= Dataset content =

+++++

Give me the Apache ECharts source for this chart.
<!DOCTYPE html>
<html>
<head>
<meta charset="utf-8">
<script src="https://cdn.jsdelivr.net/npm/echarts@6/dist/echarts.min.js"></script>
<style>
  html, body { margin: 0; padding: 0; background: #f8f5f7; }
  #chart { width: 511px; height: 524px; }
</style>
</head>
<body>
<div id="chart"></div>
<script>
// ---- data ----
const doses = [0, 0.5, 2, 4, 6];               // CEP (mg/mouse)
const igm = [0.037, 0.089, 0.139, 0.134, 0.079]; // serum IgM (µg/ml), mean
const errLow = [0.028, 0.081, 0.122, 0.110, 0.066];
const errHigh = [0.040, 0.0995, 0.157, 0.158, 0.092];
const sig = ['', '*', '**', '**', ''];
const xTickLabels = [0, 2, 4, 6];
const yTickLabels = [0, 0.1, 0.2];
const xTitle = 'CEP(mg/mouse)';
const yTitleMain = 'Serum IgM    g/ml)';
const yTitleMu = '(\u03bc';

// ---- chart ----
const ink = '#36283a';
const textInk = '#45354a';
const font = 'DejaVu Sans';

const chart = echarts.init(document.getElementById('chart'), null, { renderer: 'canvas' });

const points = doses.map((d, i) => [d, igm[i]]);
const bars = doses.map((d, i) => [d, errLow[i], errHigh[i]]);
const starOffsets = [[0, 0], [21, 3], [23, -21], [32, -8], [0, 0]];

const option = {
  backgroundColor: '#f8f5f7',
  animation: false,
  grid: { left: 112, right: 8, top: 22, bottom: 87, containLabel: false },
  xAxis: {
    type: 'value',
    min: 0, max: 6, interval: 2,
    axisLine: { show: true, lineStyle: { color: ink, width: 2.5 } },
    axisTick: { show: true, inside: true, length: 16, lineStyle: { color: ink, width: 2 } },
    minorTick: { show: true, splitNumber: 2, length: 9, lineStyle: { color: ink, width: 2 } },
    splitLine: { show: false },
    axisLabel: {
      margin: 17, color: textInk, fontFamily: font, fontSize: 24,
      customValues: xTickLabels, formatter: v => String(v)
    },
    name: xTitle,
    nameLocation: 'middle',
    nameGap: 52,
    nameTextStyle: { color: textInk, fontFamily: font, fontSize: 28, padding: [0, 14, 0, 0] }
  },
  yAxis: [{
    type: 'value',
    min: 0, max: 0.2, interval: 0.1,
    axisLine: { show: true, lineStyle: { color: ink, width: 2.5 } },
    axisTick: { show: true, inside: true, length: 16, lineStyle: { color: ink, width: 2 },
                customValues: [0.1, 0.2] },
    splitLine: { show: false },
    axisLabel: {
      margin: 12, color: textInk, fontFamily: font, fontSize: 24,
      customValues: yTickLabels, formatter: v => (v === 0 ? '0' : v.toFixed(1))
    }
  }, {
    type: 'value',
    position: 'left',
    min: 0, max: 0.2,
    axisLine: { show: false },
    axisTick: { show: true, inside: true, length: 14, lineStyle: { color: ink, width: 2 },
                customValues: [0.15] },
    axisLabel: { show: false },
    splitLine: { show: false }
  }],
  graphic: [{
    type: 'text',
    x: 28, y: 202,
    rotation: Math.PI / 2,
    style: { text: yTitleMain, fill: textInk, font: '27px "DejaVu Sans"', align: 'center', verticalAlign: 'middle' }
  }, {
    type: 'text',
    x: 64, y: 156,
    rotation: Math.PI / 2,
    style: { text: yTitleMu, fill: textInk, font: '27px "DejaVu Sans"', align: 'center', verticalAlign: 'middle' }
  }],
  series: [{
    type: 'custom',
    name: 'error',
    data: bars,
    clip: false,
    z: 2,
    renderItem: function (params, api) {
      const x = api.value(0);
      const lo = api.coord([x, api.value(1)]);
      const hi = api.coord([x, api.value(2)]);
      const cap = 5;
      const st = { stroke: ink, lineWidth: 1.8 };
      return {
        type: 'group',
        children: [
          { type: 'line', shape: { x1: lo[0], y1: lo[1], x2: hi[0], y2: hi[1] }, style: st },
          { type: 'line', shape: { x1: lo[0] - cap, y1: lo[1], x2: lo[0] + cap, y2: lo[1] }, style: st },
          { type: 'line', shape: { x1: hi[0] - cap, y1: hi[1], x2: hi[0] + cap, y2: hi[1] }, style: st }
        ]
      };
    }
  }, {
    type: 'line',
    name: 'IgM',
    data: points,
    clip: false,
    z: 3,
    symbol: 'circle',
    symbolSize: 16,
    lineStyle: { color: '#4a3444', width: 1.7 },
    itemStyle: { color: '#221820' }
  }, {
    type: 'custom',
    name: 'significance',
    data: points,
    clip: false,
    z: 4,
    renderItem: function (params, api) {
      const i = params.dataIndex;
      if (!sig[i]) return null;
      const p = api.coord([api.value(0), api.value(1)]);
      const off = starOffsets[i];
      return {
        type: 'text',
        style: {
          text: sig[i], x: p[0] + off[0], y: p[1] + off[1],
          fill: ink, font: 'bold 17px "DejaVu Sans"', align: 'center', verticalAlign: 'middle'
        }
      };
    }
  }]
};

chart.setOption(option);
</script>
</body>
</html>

+++++

= Set exercise =
Quote only the stretch of lines that starts the data above and ends with the line containing "const font = 'DejaVu Sans';", both included.

= Solution to this problem =
Give me the Apache ECharts source for this chart.
<!DOCTYPE html>
<html>
<head>
<meta charset="utf-8">
<script src="https://cdn.jsdelivr.net/npm/echarts@6/dist/echarts.min.js"></script>
<style>
  html, body { margin: 0; padding: 0; background: #f8f5f7; }
  #chart { width: 511px; height: 524px; }
</style>
</head>
<body>
<div id="chart"></div>
<script>
// ---- data ----
const doses = [0, 0.5, 2, 4, 6];               // CEP (mg/mouse)
const igm = [0.037, 0.089, 0.139, 0.134, 0.079]; // serum IgM (µg/ml), mean
const errLow = [0.028, 0.081, 0.122, 0.110, 0.066];
const errHigh = [0.040, 0.0995, 0.157, 0.158, 0.092];
const sig = ['', '*', '**', '**', ''];
const xTickLabels = [0, 2, 4, 6];
const yTickLabels = [0, 0.1, 0.2];
const xTitle = 'CEP(mg/mouse)';
const yTitleMain = 'Serum IgM    g/ml)';
const yTitleMu = '(\u03bc';

// ---- chart ----
const ink = '#36283a';
const textInk = '#45354a';
const font = 'DejaVu Sans';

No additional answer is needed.